Sementara itu, tugas rakyat adalah mentaati dan menasehati para pemimpin. Pemimpin harus ditaati jika memerintahkan kebaikan. Sementara, menasehati pemimpin adalah kewajiban; bukan sekedar hak. Siapa pun presidennya, tugas rakyat adalah mengawal dan mendorong sang pemimpin agar membuat kebijakan yang benar.
Pemimpin akan bertanggung jawab kepada Allah di akhirat. Begitu juga rakyat. Pemimpin yang adil akan diberikan jaminan perlindungan oleh Allah di Hari Kiamat. Karena itu, sebelum jadi pemimpin, wajib belajar makna “adil” – sebagaimana dikehendaki oleh Yang Maha Kuasa. Jangan sampai adil hanya dimaknai dengan “sama-sama”.
Media sosial berpotensi digunakan untuk menyebarkan informasi yang mendorong tegaknya keadilan. Tapi, bisa juga digunakan untuk menyebarkan informasi yang mendorong tegaknya kezaliman.

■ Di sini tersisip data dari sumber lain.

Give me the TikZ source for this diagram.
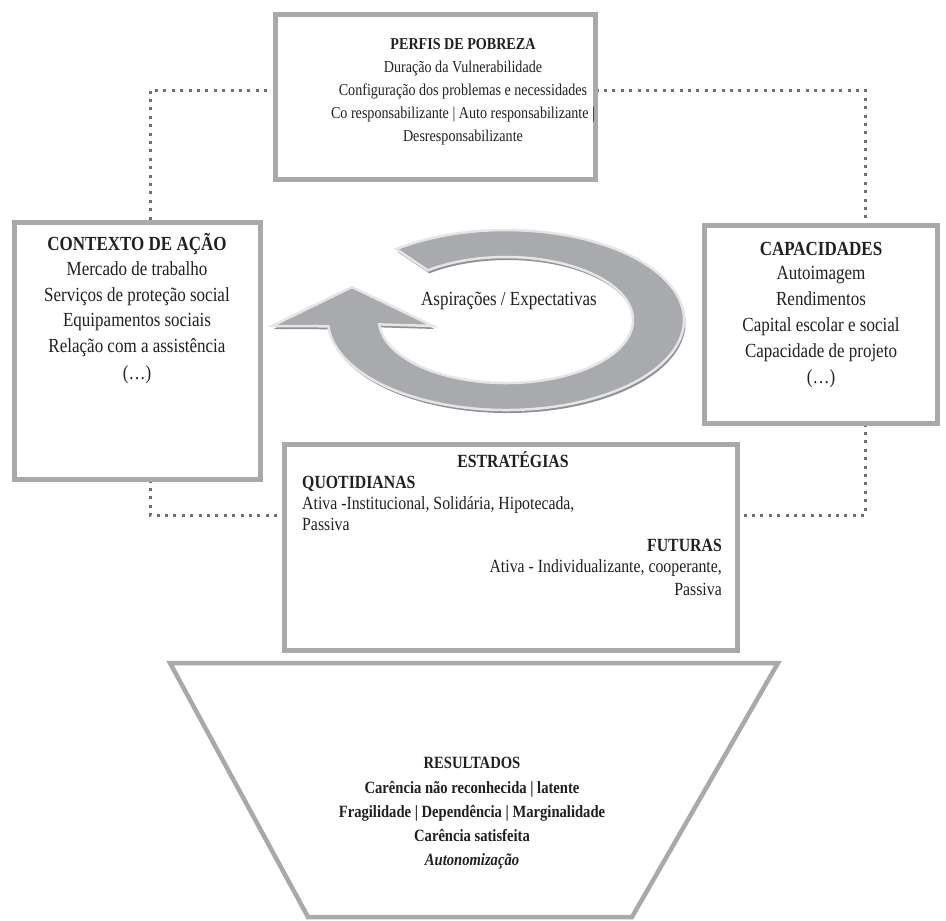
\documentclass[tikz,border=0pt]{standalone}
\usepackage{fontspec}
\setmainfont[FakeStretch=0.85]{Liberation Serif}
\usetikzlibrary{calc}
\definecolor{boxgray}{HTML}{A7A9AC}
\definecolor{dotgray}{HTML}{6F7072}
\definecolor{ringfill}{HTML}{A8AAAD}
\definecolor{ringlight}{HTML}{E4E5E6}
\definecolor{ringshadow}{HTML}{8F9093}
\definecolor{txt}{HTML}{231F20}
\begin{document}
\begin{tikzpicture}[x=1pt,y=1pt,
  box/.style={draw=boxgray,line width=5pt,inner sep=0pt,outer sep=0pt},
  geom/.style={inner sep=0pt,outer sep=0pt,draw=none,fill=none},
  dotline/.style={draw=dotgray,line width=3pt,dash pattern=on 3pt off 5.4pt},
  ptxt/.style={anchor=base,inner sep=0pt,text=txt,font=\fontsize{16.6}{20}\selectfont},
  ctxt/.style={anchor=base,inner sep=0pt,text=txt,font=\fontsize{20}{24}\selectfont},
  etxt/.style={inner sep=0pt,text=txt,font=\fontsize{18.6}{22}\selectfont},
  rtxt/.style={anchor=base,inner sep=0pt,text=txt,font=\fontsize{17.2}{20}\selectfont\bfseries}]
\useasboundingbox (0,0) rectangle (946,-921);
\fill[white] (0,0) rectangle (946,-921);

% boxes (geometry)
\path (435.5,-97) node[geom,minimum width=320pt,minimum height=165pt] (perfis) {};
\path (137.5,-351) node[geom,minimum width=246pt,minimum height=257pt] (contexto) {};
\path (821,-324.5) node[geom,minimum width=233pt,minimum height=198pt] (capac) {};
\path (511,-547.5) node[geom,minimum width=453pt,minimum height=206pt] (estrat) {};

% dotted connectors
\coordinate (tl) at (150,-90);
\coordinate (tr) at (865,-90);
\coordinate (bl) at (150,-515);
\coordinate (br) at (865,-515);
\draw[dotline] (perfis.west |- tl) -- (tl) -- (tl |- contexto.north);
\draw[dotline] (perfis.east |- tr) -- (tr) -- (tr |- capac.north);
\draw[dotline] (bl |- contexto.south) -- (bl) -- (estrat.west |- bl);
\draw[dotline] (br |- capac.south) -- (br) -- (estrat.east |- br);

% draw boxes
\draw[box] (perfis.south west) rectangle (perfis.north east);
\draw[box] (contexto.south west) rectangle (contexto.north east);
\draw[box] (capac.south west) rectangle (capac.north east);
\draw[box] (estrat.south west) rectangle (estrat.north east);

% trapezoid
\coordinate (t1) at (170,-663);
\coordinate (t2) at (778,-663);
\coordinate (t3) at (632,-917);
\coordinate (t4) at (308,-917);
\draw[draw=boxgray,line width=4.5pt,line join=miter] (t1) -- (t2) -- (t3) -- (t4) -- cycle;

% circular arrow
\def\ringpath{(272,-326) -- (352,-287) -- (433,-326) -- (379.3,-324.4)
  arc[start angle=184,end angle=488,x radius=127pt,y radius=63pt]
  -- (396.4,-249.1)
  arc[start angle=488,end angle=184,x radius=178pt,y radius=90pt]
  -- cycle}
\fill[ringshadow,shift={(1.5pt,-3pt)}] \ringpath;
\draw[fill=ringfill,draw=ringlight,line width=2.5pt,line join=miter] \ringpath;
\node[anchor=base,inner sep=0pt,text=txt,font=\fontsize{20}{24}\selectfont] (asp) at (509,-305) {Aspirações / Expectativas};

% PERFIS text
\node[ptxt,font=\fontsize{16.6}{20}\selectfont\bfseries] (p1) at (463,-49) {PERFIS DE POBREZA};
\node[ptxt] (p2) at (463,-72) {Duração da Vulnerabilidade};
\node[ptxt] (p3) at (463,-95) {Configuração dos problemas e necessidades};
\node[ptxt] (p4) at (463,-118) {Co responsabilizante | Auto responsabilizante |};
\node[ptxt] (p5) at (463,-141) {Desresponsabilizante};

% CONTEXTO text
\node[ctxt,font=\fontsize{20}{24}\selectfont\bfseries] (c1) at (137,-250) {CONTEXTO DE AÇÃO};
\node[ctxt] (c2) at (137,-275) {Mercado de trabalho};
\node[ctxt] (c3) at (137,-301) {Serviços de proteção social};
\node[ctxt] (c4) at (137,-326) {Equipamentos sociais};
\node[ctxt] (c5) at (137,-352) {Relação com a assistência};
\node[ctxt] (c6) at (137,-379) {(…)};

% CAPACIDADES text
\node[ctxt,font=\fontsize{20}{24}\selectfont\bfseries] (k1) at (821,-255) {CAPACIDADES};
\node[ctxt] (k2) at (821,-279) {Autoimagem};
\node[ctxt] (k3) at (821,-305) {Rendimentos};
\node[ctxt] (k4) at (821,-331) {Capital escolar e social};
\node[ctxt] (k5) at (821,-357) {Capacidade de projeto};
\node[ctxt] (k6) at (821,-383) {(…)};

% ESTRATEGIAS text
\node[etxt,anchor=base,font=\fontsize{18.6}{22}\selectfont\bfseries] (e1) at (513,-467) {ESTRATÉGIAS};
\node[etxt,anchor=base west,font=\fontsize{18.6}{22}\selectfont\bfseries] (e2) at (302,-488) {QUOTIDIANAS};
\node[etxt,anchor=base west] (e3) at (302,-509) {Ativa -Institucional, Solidária, Hipotecada,};
\node[etxt,anchor=base west] (e4) at (302,-530) {Passiva};
\node[etxt,anchor=base east,font=\fontsize{18.6}{22}\selectfont\bfseries] (e5) at (722,-551) {FUTURAS};
\node[etxt,anchor=base east] (e6) at (722,-572) {Ativa - Individualizante, cooperante,};
\node[etxt,anchor=base east] (e7) at (722,-595) {Passiva};

% RESULTADOS text
\node[rtxt] (r1) at (472,-768) {RESULTADOS};
\node[rtxt] (r2) at (472,-793) {Carência não reconhecida | latente};
\node[rtxt] (r3) at (472,-817) {Fragilidade | Dependência | Marginalidade};
\node[rtxt] (r4) at (472,-841) {Carência satisfeita};
\node[rtxt,font=\fontsize{17.2}{20}\selectfont\bfseries\itshape] (r5) at (472,-865) {Autonomização};
\end{tikzpicture}
\end{document}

Keadilan harus ditegakkan, walaupun untuk diri sendiri, dan atau terhadap kelompoknya sendiri.
Di media online dan media sosial, saat ini banyak sekali beredar daftar Ranking Perguruan Tinggi dan Sekolah-sekolah terbaik. Informasi seperti ini patut dicermati dan perlu berhati-hati dalam menyebarkannya. Jangan sampai menzalimi Perguruan Tinggi atau sekolah lainnya. Pada saat yang sama, kita mempromosikan lembaga pendidikan yang justru melaksanakan pendidikan yang tidak adil.
Contoh, disebarkan berita tentang 10 SMA Terbaik di Indonesia. Dasarnya adalah nilai UTBK. Itu adalah dua hal yang berbeda. Dalam perspektif Islam dan pendidikan yang benar, untuk menyatakan sekolah ini terbaik, harus berdasarkan pada nilai-nilai ideal yang dihormati. Misalnya, nilai keimanan dan akhlak mulia. Capaian nilai matematika dan sains bisa ditambahkan sebagai kriteria penilaian keunggulan.
Tidak semua siswa SMA itu memiliki tingkat kecerdasan intelektual yang sama. Pendidikan yang adil adalah yang mengembangkan potensi masing-masing siswa, sehingga mereka menjadi insan yang berguna bagi sesama. Jika nilai UTBK-nya bagus, maka sebutlah, bahwa SMA itu memiliki nilai UTBK yang bagus. Jangan dikatakan, itu merupakan SMA yang bagus.
Kita membutuhkan banyak orang pintar. Tetapi, yang lebih penting, kita memerlukan orang-orang yang jujur, pemberani, kreatif, dan pekerja keras. Jadi, jangan salah paham dan jangan menyebarkan paham yang salah. Itulah pentingnya memahami ilmu jurnalistik dan ilmu media sosial, agar dapat menegakkan keadilan. Wallaahu A’lam bish-shawab. (Cipali, 7 Mei 2023).